START
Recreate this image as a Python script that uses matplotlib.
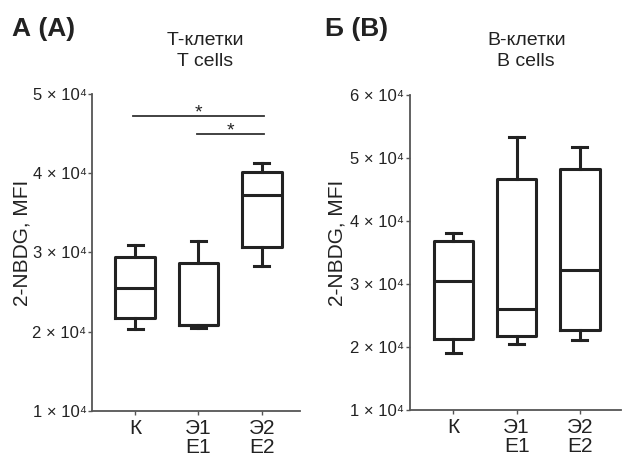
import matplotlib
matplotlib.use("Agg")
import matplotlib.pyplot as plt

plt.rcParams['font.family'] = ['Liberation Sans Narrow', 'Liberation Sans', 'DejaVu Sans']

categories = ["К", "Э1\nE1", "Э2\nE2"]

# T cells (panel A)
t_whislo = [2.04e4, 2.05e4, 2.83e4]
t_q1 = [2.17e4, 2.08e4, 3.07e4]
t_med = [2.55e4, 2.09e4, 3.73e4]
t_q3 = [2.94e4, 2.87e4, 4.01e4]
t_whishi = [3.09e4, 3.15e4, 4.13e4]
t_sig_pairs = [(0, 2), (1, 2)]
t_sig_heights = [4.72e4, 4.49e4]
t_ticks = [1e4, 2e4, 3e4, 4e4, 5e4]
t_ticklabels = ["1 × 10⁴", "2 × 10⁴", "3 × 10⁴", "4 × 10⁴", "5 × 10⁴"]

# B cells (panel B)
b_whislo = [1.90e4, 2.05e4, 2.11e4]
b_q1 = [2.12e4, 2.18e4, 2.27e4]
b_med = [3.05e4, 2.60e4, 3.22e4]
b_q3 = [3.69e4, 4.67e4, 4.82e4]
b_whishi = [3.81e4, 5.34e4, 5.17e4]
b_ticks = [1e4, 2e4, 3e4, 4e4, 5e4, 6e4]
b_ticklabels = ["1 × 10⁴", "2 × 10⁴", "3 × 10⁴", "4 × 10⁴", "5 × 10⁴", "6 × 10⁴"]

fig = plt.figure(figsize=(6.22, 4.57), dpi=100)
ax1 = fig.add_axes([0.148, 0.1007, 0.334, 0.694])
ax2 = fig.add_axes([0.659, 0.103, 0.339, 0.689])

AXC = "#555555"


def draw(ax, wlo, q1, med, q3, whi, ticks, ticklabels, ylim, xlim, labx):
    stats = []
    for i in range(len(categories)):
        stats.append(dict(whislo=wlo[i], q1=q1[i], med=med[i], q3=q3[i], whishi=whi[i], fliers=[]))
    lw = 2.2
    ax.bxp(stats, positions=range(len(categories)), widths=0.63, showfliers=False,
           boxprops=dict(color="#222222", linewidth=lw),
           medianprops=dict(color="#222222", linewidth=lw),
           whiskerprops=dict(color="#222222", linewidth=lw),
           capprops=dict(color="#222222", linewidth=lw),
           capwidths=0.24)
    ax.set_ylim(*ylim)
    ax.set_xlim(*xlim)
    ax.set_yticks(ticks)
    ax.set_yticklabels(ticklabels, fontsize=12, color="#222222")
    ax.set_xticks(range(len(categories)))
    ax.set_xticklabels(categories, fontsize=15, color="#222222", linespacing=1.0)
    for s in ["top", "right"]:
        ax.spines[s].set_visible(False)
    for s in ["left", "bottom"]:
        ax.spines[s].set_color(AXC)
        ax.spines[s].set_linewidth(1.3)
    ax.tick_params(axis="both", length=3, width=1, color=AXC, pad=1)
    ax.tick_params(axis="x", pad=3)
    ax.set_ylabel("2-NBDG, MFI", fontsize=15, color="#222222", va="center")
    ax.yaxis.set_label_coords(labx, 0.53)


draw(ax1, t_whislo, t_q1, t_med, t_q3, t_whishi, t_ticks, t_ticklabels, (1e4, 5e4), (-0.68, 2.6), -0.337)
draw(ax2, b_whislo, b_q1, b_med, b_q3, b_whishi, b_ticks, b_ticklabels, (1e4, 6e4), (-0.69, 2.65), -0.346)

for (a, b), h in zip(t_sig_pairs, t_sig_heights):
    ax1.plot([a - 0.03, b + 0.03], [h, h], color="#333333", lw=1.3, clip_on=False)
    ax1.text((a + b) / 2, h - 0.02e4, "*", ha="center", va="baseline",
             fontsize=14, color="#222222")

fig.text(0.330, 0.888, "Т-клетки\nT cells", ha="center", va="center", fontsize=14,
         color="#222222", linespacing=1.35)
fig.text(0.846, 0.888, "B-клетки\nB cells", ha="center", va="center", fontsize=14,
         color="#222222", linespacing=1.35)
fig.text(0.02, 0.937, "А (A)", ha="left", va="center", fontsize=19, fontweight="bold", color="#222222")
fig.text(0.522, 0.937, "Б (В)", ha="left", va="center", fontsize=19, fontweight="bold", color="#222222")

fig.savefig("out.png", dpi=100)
END
▸ **PROBLEM STATEMENT**
Copy the material exactly. Do not include the pictures.

▸ **WRITTEN REPLY**
Recreate this image as a Python script that uses matplotlib.
import matplotlib
matplotlib.use("Agg")
import matplotlib.pyplot as plt

plt.rcParams['font.family'] = ['Liberation Sans Narrow', 'Liberation Sans', 'DejaVu Sans']

categories = ["К", "Э1\nE1", "Э2\nE2"]

# T cells (panel A)
t_whislo = [2.04e4, 2.05e4, 2.83e4]
t_q1 = [2.17e4, 2.08e4, 3.07e4]
t_med = [2.55e4, 2.09e4, 3.73e4]
t_q3 = [2.94e4, 2.87e4, 4.01e4]
t_whishi = [3.09e4, 3.15e4, 4.13e4]
t_sig_pairs = [(0, 2), (1, 2)]
t_sig_heights = [4.72e4, 4.49e4]
t_ticks = [1e4, 2e4, 3e4, 4e4, 5e4]
t_ticklabels = ["1 × 10⁴", "2 × 10⁴", "3 × 10⁴", "4 × 10⁴", "5 × 10⁴"]

# B cells (panel B)
b_whislo = [1.90e4, 2.05e4, 2.11e4]
b_q1 = [2.12e4, 2.18e4, 2.27e4]
b_med = [3.05e4, 2.60e4, 3.22e4]
b_q3 = [3.69e4, 4.67e4, 4.82e4]
b_whishi = [3.81e4, 5.34e4, 5.17e4]
b_ticks = [1e4, 2e4, 3e4, 4e4, 5e4, 6e4]
b_ticklabels = ["1 × 10⁴", "2 × 10⁴", "3 × 10⁴", "4 × 10⁴", "5 × 10⁴", "6 × 10⁴"]

fig = plt.figure(figsize=(6.22, 4.57), dpi=100)
ax1 = fig.add_axes([0.148, 0.1007, 0.334, 0.694])
ax2 = fig.add_axes([0.659, 0.103, 0.339, 0.689])

AXC = "#555555"


def draw(ax, wlo, q1, med, q3, whi, ticks, ticklabels, ylim, xlim, labx):
    stats = []
    for i in range(len(categories)):
        stats.append(dict(whislo=wlo[i], q1=q1[i], med=med[i], q3=q3[i], whishi=whi[i], fliers=[]))
    lw = 2.2
    ax.bxp(stats, positions=range(len(categories)), widths=0.63, showfliers=False,
           boxprops=dict(color="#222222", linewidth=lw),
           medianprops=dict(color="#222222", linewidth=lw),
           whiskerprops=dict(color="#222222", linewidth=lw),
           capprops=dict(color="#222222", linewidth=lw),
           capwidths=0.24)
    ax.set_ylim(*ylim)
    ax.set_xlim(*xlim)
    ax.set_yticks(ticks)
    ax.set_yticklabels(ticklabels, fontsize=12, color="#222222")
    ax.set_xticks(range(len(categories)))
    ax.set_xticklabels(categories, fontsize=15, color="#222222", linespacing=1.0)
    for s in ["top", "right"]:
        ax.spines[s].set_visible(False)
    for s in ["left", "bottom"]:
        ax.spines[s].set_color(AXC)
        ax.spines[s].set_linewidth(1.3)
    ax.tick_params(axis="both", length=3, width=1, color=AXC, pad=1)
    ax.tick_params(axis="x", pad=3)
    ax.set_ylabel("2-NBDG, MFI", fontsize=15, color="#222222", va="center")
    ax.yaxis.set_label_coords(labx, 0.53)


draw(ax1, t_whislo, t_q1, t_med, t_q3, t_whishi, t_ticks, t_ticklabels, (1e4, 5e4), (-0.68, 2.6), -0.337)
draw(ax2, b_whislo, b_q1, b_med, b_q3, b_whishi, b_ticks, b_ticklabels, (1e4, 6e4), (-0.69, 2.65), -0.346)

for (a, b), h in zip(t_sig_pairs, t_sig_heights):
    ax1.plot([a - 0.03, b + 0.03], [h, h], color="#333333", lw=1.3, clip_on=False)
    ax1.text((a + b) / 2, h - 0.02e4, "*", ha="center", va="baseline",
             fontsize=14, color="#222222")

fig.text(0.330, 0.888, "Т-клетки\nT cells", ha="center", va="center", fontsize=14,
         color="#222222", linespacing=1.35)
fig.text(0.846, 0.888, "B-клетки\nB cells", ha="center", va="center", fontsize=14,
         color="#222222", linespacing=1.35)
fig.text(0.02, 0.937, "А (A)", ha="left", va="center", fontsize=19, fontweight="bold", color="#222222")
fig.text(0.522, 0.937, "Б (В)", ha="left", va="center", fontsize=19, fontweight="bold", color="#222222")

fig.savefig("out.png", dpi=100)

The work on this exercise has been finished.